Blog: Supporting participatory artists to become economically sustainable
Published: 20 Aug 2018
In mid-September, a year on from the beginning of my Churchill Fellowship travels, I will be heading back to New York to address an international conference of artists about my findings. It’s caused me to reflect on what a totally life-changing experience the Fellowship has been for me.
My project focused on the long-term sustainability of the arts sector. As a self-employed consultant working in this sector, I had become increasingly worried about its lack of stability.
What is often not widely recognised is that artists are largely self-employed portfolio workers – micro-businesses – providing services to organisations, commissioners and public agencies. There are estimated to be more than 250,000 of these artists across the UK, and yet they are largely unsupported and self-sustaining as businesses. The UK is a world leader in artistic innovation, but we have not yet found out how to monetise this innovation and generate greater stability for the artists themselves.
Last Autumn I travelled to the USA and Australia to explore solutions to this problem. I was particularly interested in artists whose work enables others to participate in making art. More and more artists are choosing to work in this way, and this makes it crucial that, as a sector, we address their needs in a collective way. Their work is often exposed and demanding, working in a wide range of settings including the criminal justice system or the health sector, and yet they are largely unsupported and working outside organisational support structures.
Below: Susanne Burns
I learned so much during my travels. It was so valuable to take time out to process the inputs, views and perspectives of others, to truly absorb, listen and most importantly hear patterns, threads and connections.

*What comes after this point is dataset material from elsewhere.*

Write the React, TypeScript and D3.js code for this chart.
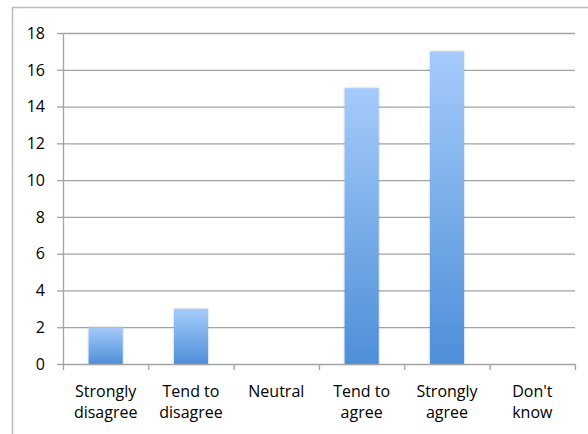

I remember standing with the team from an inspirational organisation called Heart of Los Angeles (HOLA) on a building site in the Ramparts area of Los Angeles, which will become their new Arts and Recreation Centre, containing classrooms, studios, workshops and a Performance Pavilion. For more than 30 years they have worked in that neighbourhood offering young people access to art and music. Their programme employs significant numbers of artists to work with the young people. It was a lightbulb moment.
Long-term commitments to programmes that embed artists and organisations within communities are key to long-term security and stability, for artists as well as participants. But in the UK, the arts community works within an economy that is dependent on public subsidy, which tends to mitigate against such long-term commitments. This has to change.
Below: Susanne (2nd from left) with the HOLA Team on the building site of their new development in Los Angeles
Since my return, I have written journal articles, spoken at conferences and presented my findings to public funding agencies. The Fellowship convinced me of the value of greater cross-border exchange and I am working on the development of an international online think tank, which will support this community of interest and practice. The New York conference in September will provide a launch pad for this. The journey is far from over.